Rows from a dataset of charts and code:
——————————

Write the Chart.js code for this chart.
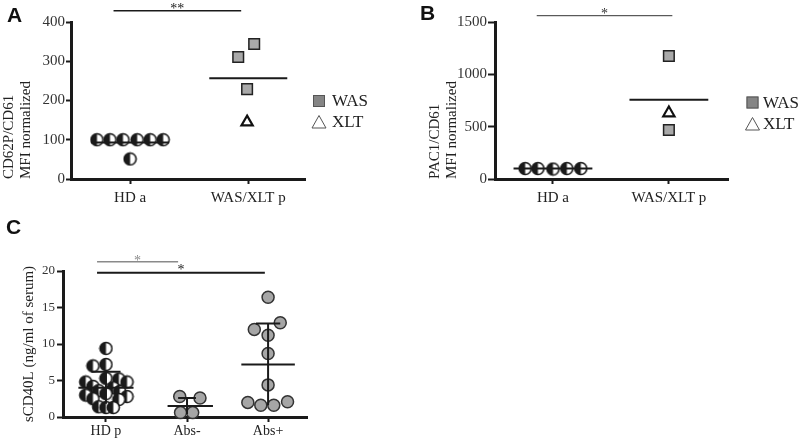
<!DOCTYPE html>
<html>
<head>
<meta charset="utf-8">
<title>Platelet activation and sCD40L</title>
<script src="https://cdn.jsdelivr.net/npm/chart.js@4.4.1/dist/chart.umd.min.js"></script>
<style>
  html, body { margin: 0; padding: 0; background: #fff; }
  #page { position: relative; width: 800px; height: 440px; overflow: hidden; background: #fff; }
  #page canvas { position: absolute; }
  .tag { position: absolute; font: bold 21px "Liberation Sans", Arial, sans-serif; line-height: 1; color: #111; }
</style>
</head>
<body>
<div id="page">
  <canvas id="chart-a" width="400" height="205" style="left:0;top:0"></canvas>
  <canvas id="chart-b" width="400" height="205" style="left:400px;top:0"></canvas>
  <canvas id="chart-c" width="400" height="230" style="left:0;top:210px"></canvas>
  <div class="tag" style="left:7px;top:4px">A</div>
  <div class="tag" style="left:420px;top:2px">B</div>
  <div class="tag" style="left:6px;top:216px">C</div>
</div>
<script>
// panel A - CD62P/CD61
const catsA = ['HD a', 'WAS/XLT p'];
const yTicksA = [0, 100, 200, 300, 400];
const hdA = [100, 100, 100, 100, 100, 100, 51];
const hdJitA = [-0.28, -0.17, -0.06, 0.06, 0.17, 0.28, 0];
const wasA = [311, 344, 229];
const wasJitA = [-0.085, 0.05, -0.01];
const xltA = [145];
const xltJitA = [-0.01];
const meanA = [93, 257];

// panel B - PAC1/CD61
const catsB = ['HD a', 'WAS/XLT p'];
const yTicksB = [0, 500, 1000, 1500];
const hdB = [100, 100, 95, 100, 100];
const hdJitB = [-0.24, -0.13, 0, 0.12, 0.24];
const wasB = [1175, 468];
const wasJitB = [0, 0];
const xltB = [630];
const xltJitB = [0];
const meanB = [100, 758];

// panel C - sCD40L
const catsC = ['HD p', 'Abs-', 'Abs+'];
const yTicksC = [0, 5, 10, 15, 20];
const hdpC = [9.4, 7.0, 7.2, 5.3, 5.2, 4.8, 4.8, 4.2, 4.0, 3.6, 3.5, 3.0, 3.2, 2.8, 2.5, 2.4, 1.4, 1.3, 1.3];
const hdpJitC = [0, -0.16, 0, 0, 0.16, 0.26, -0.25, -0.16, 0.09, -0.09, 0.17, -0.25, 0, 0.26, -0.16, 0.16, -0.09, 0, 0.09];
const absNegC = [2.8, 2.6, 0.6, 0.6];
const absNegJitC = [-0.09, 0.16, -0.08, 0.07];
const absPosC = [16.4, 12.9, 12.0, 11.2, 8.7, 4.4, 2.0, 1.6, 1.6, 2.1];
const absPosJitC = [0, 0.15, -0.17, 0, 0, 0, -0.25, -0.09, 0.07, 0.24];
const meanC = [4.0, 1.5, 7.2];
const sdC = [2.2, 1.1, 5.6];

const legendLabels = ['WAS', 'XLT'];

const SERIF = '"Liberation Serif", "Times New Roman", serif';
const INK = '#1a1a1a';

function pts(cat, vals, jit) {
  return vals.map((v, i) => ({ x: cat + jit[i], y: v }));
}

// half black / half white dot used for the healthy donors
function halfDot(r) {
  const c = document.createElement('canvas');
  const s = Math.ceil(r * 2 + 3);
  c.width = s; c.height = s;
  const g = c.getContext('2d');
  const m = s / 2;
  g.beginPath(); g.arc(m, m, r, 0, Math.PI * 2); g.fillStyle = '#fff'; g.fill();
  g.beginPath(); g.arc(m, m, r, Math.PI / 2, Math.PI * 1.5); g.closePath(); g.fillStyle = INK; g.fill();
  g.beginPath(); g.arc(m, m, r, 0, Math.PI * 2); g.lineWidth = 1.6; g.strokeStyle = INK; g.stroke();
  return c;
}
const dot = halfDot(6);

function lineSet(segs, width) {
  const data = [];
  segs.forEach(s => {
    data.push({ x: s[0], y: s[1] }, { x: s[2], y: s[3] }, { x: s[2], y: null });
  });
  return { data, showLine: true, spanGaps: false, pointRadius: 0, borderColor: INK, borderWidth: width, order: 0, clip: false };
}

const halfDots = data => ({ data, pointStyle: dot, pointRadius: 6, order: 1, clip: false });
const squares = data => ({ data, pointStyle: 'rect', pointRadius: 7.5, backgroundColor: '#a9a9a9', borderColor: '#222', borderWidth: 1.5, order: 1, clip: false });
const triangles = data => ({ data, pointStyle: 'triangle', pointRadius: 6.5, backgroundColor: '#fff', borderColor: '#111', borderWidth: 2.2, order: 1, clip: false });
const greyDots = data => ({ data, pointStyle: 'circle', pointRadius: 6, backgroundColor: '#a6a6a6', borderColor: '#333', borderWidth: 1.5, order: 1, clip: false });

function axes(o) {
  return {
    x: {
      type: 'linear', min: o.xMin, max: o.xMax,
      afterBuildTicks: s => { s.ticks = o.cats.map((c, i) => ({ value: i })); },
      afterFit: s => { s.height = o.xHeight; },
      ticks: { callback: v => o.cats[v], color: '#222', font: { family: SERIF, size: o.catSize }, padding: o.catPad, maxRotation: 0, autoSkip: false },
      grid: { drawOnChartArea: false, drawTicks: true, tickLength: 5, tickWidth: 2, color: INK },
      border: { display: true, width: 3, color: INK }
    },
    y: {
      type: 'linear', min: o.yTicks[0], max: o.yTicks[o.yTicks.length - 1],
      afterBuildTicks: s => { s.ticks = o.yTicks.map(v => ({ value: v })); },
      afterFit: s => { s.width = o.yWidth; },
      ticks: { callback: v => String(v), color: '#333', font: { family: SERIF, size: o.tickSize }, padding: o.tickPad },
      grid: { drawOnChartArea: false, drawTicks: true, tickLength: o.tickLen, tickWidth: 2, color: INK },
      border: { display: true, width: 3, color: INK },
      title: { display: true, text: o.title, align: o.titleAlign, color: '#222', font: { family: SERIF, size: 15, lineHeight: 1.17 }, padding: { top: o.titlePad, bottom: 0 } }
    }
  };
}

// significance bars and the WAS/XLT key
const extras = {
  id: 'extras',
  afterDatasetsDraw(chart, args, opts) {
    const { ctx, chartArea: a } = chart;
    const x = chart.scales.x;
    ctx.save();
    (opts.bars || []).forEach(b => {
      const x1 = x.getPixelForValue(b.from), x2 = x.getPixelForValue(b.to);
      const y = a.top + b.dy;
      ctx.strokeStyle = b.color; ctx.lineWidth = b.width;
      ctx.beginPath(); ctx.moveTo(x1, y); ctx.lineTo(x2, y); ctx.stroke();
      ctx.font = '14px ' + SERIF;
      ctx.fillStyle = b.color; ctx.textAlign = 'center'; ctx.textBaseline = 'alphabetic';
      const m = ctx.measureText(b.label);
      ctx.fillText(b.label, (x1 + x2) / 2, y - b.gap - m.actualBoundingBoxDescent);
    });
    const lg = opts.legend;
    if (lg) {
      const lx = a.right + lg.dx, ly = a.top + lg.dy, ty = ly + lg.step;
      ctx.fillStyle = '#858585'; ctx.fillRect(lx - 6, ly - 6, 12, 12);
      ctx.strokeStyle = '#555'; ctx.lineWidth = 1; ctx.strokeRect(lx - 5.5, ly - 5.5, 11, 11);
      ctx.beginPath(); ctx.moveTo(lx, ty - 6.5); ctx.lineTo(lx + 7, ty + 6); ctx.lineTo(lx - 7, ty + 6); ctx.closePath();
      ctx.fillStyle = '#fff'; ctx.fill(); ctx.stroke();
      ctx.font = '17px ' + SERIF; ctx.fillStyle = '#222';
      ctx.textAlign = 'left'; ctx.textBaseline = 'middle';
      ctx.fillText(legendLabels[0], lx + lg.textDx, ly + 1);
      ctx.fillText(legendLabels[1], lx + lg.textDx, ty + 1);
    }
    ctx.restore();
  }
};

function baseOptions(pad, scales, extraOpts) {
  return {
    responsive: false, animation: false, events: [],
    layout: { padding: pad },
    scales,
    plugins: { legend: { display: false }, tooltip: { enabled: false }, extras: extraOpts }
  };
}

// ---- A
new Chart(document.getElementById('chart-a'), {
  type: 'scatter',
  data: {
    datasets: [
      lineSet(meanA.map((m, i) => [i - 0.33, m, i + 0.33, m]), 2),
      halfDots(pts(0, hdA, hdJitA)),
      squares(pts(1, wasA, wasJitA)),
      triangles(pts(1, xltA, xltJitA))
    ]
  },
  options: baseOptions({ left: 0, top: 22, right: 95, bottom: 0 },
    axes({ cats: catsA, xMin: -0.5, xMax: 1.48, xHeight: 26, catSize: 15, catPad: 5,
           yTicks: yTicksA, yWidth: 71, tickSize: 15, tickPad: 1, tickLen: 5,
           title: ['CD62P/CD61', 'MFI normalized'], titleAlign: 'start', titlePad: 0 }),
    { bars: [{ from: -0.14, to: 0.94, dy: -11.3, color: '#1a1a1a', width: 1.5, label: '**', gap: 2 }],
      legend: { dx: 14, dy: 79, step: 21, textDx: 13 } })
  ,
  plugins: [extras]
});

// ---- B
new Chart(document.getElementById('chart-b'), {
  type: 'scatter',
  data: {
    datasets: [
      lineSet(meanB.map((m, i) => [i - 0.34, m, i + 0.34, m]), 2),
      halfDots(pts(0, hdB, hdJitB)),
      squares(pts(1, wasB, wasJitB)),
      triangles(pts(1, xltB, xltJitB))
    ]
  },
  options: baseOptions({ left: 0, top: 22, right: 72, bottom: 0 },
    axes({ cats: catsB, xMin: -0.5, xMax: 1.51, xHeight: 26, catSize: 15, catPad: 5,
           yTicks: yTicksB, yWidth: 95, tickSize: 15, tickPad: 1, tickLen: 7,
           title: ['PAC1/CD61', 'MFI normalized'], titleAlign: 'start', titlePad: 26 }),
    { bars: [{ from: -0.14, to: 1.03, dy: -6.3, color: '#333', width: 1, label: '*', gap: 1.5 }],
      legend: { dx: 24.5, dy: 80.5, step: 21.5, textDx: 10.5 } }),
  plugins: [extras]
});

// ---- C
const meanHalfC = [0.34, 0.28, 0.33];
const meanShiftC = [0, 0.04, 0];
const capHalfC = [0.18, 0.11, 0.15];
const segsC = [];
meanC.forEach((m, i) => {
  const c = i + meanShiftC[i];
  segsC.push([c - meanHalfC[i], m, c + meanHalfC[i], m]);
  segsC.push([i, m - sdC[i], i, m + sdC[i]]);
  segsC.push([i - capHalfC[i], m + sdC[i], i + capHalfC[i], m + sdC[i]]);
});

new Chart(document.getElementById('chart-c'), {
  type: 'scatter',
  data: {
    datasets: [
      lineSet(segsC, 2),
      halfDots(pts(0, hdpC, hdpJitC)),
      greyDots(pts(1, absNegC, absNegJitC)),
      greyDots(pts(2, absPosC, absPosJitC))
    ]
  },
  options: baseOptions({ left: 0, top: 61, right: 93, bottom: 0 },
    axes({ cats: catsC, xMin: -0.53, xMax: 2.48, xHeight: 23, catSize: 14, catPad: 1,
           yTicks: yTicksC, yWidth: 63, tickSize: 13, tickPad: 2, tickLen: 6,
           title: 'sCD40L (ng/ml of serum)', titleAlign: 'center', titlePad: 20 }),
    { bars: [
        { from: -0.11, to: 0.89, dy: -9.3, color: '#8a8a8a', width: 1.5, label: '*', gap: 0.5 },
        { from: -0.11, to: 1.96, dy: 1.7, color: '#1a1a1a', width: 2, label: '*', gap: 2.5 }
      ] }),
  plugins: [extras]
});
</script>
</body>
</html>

——————————

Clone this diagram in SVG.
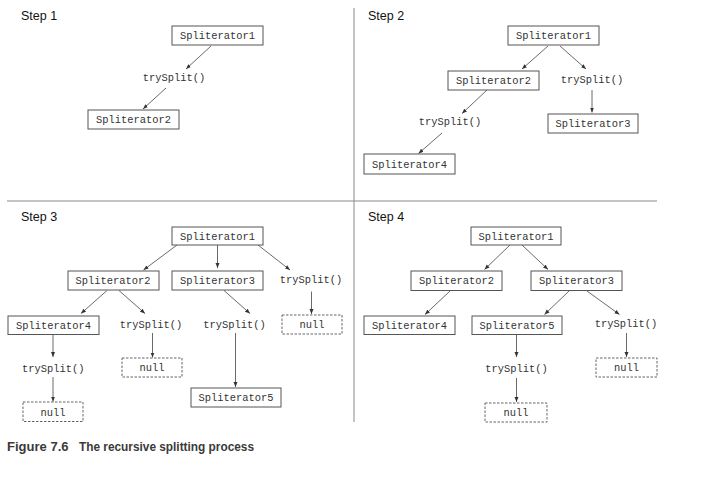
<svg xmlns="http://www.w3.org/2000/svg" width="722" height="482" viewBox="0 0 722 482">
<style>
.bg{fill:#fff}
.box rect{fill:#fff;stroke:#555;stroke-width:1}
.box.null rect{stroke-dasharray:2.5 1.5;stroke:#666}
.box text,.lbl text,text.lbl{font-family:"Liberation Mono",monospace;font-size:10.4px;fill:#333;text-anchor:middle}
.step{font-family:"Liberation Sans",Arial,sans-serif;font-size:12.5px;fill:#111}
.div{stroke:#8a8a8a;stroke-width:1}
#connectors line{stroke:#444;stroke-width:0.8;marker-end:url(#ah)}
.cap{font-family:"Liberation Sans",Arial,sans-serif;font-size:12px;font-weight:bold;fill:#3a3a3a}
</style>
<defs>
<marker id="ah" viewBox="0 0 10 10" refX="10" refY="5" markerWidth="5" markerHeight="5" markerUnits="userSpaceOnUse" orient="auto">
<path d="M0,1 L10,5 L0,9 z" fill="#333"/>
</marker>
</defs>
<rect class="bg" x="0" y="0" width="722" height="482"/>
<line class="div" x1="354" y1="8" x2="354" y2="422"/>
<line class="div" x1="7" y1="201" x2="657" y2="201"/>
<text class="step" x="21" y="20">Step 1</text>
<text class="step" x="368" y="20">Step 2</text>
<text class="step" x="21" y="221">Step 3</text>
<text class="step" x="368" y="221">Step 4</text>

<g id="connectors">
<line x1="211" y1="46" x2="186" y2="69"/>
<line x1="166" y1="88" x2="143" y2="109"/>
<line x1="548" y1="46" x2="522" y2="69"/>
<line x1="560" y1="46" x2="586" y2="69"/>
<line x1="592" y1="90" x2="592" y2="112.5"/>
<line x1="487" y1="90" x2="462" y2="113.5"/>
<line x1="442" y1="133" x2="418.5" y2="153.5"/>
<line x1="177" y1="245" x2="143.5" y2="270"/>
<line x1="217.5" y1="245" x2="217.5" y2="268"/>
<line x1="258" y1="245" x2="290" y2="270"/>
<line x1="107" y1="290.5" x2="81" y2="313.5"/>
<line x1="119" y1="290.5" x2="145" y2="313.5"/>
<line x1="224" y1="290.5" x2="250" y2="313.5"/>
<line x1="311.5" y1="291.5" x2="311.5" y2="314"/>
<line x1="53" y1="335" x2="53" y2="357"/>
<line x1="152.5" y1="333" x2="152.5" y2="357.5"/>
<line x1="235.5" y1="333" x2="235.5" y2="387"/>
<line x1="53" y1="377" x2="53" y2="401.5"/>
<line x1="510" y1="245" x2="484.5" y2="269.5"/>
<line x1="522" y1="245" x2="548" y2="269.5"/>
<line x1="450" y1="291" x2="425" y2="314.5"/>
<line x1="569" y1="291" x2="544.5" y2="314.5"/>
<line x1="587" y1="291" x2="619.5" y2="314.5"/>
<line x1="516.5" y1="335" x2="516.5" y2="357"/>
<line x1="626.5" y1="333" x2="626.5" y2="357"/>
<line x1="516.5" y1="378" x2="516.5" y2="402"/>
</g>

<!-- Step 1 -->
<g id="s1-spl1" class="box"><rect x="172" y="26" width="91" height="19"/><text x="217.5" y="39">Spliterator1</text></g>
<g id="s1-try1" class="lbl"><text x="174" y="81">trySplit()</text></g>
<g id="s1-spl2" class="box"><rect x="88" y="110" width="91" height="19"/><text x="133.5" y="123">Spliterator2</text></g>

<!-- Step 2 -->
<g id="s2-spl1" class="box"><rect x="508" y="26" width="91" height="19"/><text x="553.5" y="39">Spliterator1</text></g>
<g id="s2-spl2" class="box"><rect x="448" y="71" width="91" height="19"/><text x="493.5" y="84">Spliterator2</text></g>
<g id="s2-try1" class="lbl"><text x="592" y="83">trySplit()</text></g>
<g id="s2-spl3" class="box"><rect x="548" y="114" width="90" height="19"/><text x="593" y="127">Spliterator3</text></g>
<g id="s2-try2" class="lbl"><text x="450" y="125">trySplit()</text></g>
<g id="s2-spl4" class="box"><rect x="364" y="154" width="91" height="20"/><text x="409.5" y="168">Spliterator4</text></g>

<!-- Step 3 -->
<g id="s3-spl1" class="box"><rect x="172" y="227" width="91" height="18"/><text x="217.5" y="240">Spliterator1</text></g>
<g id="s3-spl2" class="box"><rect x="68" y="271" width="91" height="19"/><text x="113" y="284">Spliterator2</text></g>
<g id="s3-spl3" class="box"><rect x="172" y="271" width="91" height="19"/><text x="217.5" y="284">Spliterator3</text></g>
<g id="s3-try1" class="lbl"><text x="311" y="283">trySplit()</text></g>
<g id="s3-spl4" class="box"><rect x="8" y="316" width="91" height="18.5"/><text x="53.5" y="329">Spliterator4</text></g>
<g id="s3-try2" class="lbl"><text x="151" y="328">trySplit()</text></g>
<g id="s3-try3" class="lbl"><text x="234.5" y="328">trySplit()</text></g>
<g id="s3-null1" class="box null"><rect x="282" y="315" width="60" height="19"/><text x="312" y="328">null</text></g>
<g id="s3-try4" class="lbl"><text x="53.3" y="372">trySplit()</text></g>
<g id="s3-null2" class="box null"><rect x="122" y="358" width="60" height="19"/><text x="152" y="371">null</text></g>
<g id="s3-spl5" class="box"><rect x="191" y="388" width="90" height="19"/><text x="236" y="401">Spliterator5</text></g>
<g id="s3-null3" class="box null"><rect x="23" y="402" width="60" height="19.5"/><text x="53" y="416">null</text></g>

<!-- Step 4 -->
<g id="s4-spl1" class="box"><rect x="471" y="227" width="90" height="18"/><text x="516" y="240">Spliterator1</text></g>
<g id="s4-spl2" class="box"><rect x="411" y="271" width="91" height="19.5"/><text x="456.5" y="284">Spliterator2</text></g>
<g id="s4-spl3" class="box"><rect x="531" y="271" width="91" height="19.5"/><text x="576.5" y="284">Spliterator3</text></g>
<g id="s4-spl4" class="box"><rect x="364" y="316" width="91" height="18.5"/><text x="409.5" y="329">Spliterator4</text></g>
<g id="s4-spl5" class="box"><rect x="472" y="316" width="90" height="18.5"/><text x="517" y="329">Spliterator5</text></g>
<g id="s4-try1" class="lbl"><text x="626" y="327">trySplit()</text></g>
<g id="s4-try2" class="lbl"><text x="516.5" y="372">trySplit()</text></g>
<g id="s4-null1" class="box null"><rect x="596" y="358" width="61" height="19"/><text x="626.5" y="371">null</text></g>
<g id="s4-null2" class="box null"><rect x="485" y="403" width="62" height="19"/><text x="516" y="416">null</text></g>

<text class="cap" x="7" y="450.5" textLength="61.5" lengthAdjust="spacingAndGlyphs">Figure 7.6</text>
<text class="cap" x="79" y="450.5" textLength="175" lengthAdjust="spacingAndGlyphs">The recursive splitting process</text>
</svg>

——————————

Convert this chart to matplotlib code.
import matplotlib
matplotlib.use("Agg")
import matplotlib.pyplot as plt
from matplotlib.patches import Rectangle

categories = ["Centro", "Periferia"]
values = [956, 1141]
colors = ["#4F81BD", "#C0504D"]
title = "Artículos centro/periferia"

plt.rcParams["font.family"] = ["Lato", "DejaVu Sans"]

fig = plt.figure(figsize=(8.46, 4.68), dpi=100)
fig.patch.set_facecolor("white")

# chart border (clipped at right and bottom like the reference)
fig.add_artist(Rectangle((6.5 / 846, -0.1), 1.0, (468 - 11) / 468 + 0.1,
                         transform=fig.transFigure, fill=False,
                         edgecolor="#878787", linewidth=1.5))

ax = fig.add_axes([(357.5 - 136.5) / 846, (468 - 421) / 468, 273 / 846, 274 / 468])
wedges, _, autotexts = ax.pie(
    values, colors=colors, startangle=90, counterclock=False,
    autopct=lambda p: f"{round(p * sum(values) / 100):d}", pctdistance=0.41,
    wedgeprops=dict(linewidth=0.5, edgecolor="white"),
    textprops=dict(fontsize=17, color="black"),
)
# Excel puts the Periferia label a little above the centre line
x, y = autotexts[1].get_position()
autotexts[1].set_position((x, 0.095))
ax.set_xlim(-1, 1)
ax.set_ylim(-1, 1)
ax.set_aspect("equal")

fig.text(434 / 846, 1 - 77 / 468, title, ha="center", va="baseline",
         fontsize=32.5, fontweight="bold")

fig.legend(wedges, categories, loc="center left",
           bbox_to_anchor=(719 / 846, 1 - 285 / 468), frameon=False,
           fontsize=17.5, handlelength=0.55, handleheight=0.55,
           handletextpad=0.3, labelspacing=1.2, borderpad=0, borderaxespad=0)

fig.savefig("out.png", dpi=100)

——————————

__EXERCISE AIM__:
Track down all lines above with the string "this" and copy them.

__EXERCISE SOLUTION__:
Write the Chart.js code for this chart.
Clone this diagram in SVG.
Convert this chart to matplotlib code.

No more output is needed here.